Истинную верность он хранил только бару и нежность свою к нему изо всех сил старался втолковать двум девчонкам, которые едва ли слыхали о Фрэнсисе Бейконе[172]
и перед собой видели только узкую, закопченную комнату, тошнотно-зеленые стены и чокнутый беспорядок вещей — «художественную срань», как называла их Трейси, — занимавших все поверхности. Чтобы досадить любовнику, Трейси нравилось изображать невежество, но хоть она и пыталась это замаскировать, я подозревала, что ей частенько бывали интересны долгие пьяные истории с отвлечениями, что он рассказывал — о художниках, актерах и писателях, которых знал, об их жизни и трудах, о том, кого они ебли и что пили или принимали, как умерли. Когда он уходил в туалет или купить покурки, я иногда ловила ее на глубокой задумчивости, с какой она созерцала ту или иную ближайшую картину — следила за движением, считала я, кисти, вглядывалась пристально, с остротой, какую применяла ко всему. А когда Мелок, шатаясь, вваливался обратно и возобновлял свою речь, она закатывала глаза, но — слушала, это я понимала. Мелок знал Бейкона шапочно, они только вместе выпивали, а общим хорошим другом у них был один молодой актер по имени Пол, человек «огромной красоты, огромного личного обаяния», сын ганцев, живший со своим дружком и какое-то время с Бейконом в платоническом треугольнике, где-то в Бэттерси.— А понимать тут нужно вот что, — сказал Мелок (после некоторого количества виски нам всегда нужно было понимать то или иное), — понимать тут нужно вот что: здесь, в Сохо, в то время черных не было и белых не было. Ничего настолько банального. Тут вам не Брикстон, нет, здесь мы все были братья — в искусстве, в любви… — он слегка ущипнул Трейси, — … во всем. Потом Полу досталась эта роль во «Вкусе меда»[173]
— мы пришли сюда отпраздновать, — и все только об этом и говорили, мы себя чувствовали в центре всего — свингующего Лондона, богемного Лондона, театрального Лондона, как будто все это теперь и наша страна. Это было прекрасно! Говорю вам, если бы Лондон начинался и заканчивался на Дин-стрит, все было бы… счастьем.Проелозив, Трейси сползла с его коленей обратно к себе на табурет.
— Ебаный ты зассыха, — пробормотала она, и бармен, услышав, что она сказала, рассмеялся ей:
— Боюсь, солнышко, таково непременное условие членства тут… — Мелок повернулся к Трейси и слюняво ее поцеловал:
— «Ну, ну, оса, — ты слишком уж сердита…»[174]

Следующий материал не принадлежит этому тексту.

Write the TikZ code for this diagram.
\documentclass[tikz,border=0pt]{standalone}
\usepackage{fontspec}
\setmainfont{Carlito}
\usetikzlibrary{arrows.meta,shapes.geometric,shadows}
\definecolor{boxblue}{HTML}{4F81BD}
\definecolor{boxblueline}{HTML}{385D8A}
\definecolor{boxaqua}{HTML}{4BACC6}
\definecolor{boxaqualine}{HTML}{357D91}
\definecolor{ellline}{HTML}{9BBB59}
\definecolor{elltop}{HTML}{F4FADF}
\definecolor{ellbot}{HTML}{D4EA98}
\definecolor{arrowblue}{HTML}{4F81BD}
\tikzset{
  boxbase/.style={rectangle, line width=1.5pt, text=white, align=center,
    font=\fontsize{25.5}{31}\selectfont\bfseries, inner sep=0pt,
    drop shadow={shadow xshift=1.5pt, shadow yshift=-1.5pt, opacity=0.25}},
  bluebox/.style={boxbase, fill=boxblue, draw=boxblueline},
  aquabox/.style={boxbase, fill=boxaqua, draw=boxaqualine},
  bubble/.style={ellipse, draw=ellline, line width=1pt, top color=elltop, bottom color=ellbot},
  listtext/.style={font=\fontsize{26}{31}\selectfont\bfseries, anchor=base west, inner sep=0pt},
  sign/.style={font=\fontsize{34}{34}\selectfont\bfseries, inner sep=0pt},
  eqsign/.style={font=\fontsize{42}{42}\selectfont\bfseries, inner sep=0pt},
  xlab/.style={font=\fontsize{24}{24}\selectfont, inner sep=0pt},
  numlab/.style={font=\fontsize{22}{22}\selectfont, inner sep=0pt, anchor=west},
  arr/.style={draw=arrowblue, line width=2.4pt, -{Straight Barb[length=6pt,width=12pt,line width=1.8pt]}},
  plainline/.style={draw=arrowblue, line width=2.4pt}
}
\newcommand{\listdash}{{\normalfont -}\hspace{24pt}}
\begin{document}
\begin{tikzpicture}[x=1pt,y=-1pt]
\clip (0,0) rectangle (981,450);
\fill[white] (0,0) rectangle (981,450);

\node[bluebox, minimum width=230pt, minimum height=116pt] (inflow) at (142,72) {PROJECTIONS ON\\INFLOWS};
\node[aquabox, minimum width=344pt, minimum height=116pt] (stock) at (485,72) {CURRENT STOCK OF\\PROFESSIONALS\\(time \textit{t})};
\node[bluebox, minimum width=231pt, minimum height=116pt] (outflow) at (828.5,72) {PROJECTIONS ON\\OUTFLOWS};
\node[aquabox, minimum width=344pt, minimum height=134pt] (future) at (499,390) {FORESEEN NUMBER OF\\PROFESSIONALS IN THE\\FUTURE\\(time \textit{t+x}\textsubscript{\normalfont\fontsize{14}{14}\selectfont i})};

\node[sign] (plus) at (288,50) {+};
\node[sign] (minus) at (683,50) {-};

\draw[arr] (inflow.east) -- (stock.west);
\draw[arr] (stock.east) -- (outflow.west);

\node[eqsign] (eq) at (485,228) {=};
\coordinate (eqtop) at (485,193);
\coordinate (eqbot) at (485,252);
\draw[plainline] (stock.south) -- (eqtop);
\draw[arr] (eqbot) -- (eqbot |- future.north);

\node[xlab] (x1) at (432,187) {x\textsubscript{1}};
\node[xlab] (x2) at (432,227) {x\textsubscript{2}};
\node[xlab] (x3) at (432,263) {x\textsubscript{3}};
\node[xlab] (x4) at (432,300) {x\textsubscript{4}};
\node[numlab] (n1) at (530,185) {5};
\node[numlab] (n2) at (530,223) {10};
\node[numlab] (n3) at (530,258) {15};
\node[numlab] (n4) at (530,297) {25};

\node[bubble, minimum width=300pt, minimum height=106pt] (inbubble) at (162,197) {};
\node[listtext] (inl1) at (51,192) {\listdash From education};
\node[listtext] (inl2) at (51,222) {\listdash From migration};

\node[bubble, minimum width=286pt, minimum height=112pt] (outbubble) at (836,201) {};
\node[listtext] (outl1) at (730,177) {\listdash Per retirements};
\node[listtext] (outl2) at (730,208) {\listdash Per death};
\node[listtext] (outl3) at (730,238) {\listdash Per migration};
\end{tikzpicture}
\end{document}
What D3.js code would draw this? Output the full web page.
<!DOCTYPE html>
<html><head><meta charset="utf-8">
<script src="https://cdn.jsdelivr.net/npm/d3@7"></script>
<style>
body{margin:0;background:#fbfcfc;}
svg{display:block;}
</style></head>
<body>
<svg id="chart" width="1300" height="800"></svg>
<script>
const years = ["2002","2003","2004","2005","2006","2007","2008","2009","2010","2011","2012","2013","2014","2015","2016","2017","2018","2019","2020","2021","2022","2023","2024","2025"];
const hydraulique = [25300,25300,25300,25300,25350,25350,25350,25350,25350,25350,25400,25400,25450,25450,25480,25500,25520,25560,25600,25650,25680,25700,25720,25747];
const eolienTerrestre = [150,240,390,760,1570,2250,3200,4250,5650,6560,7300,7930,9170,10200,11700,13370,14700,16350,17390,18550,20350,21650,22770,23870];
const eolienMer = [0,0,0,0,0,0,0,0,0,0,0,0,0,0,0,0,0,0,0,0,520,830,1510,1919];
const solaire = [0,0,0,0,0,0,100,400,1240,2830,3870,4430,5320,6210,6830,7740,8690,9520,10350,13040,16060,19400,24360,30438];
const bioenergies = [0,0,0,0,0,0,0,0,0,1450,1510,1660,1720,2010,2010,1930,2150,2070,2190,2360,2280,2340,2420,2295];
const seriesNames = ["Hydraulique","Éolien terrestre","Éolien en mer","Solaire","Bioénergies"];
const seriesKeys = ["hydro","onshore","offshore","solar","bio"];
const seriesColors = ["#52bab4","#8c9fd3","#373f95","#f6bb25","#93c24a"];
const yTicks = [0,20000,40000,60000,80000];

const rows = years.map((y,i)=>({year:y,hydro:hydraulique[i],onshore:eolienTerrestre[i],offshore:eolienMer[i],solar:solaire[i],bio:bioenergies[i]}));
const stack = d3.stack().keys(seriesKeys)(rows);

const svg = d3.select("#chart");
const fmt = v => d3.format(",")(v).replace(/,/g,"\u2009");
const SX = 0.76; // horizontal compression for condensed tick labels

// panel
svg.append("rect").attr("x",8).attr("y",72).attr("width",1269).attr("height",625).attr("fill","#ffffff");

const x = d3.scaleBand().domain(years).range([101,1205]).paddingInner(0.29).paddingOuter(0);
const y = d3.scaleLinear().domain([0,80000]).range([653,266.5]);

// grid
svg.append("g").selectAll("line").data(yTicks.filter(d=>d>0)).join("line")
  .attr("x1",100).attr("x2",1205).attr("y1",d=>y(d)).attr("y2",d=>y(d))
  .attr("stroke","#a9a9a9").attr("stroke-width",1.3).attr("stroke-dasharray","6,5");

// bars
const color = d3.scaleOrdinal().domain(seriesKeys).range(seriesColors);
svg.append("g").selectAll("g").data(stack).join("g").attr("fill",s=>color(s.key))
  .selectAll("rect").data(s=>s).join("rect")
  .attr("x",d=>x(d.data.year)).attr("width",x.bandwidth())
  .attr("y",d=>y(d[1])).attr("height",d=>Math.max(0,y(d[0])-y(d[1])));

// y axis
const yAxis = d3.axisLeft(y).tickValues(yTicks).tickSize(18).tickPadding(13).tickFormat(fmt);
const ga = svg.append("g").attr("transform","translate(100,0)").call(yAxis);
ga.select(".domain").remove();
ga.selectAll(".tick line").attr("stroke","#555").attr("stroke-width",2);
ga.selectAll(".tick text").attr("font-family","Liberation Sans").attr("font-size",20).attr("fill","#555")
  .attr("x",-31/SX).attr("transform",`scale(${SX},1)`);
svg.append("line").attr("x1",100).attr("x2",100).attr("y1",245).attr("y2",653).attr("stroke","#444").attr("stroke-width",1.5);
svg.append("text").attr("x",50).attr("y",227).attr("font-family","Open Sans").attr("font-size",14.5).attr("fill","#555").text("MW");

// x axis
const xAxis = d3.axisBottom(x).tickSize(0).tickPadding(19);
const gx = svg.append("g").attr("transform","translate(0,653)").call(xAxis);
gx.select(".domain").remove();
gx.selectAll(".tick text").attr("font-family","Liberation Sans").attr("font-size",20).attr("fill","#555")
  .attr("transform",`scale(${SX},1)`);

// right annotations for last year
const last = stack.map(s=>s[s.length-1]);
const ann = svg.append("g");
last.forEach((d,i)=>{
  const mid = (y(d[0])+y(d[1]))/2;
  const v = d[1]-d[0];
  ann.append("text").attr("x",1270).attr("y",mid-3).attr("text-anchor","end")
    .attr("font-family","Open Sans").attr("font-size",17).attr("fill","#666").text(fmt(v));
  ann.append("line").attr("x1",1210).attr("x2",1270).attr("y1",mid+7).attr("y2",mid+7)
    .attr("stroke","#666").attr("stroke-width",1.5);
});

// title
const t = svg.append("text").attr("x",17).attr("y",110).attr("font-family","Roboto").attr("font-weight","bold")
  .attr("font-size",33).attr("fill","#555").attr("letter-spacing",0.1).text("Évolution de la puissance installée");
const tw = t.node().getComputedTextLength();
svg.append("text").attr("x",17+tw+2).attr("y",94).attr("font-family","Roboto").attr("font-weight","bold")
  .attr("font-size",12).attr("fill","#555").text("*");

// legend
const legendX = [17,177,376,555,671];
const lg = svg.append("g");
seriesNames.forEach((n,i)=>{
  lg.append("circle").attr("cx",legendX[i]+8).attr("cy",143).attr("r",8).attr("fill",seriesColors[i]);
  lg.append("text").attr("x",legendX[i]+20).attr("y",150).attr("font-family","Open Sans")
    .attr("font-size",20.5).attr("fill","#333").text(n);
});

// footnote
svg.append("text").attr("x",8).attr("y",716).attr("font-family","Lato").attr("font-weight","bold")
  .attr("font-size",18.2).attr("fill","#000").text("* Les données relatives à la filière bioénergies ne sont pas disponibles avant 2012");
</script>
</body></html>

— Вот видишь, с чем мне приходится мириться! — воскликнула Трейси, отстраняя его. У Мелка имелась склонность к заупокойным шекспировским балладам — Трейси от них на зеленые стены лезла, отчасти из-за того, что завидовала его красивому голосу, но еще и потому, что, когда Мелок принимался петь об ивах и неверных стервах, это служило надежным знаком того, что вскоре его придется сносить вниз по крутой и шаткой местной лесенке, загружать в такси и отправлять назад к белой жене, приготовив плату за проезд из денег, стащенных Трейси у него из бумажника: она обычно брала оттуда чуть больше, чем требовалось. Но она была практична — вечер заканчивала лишь после того, как что-нибудь узнавала. Полагаю, она пыталась так наверстать пропущенное за три последних года — такое, что приобрела я: бесплатное образование.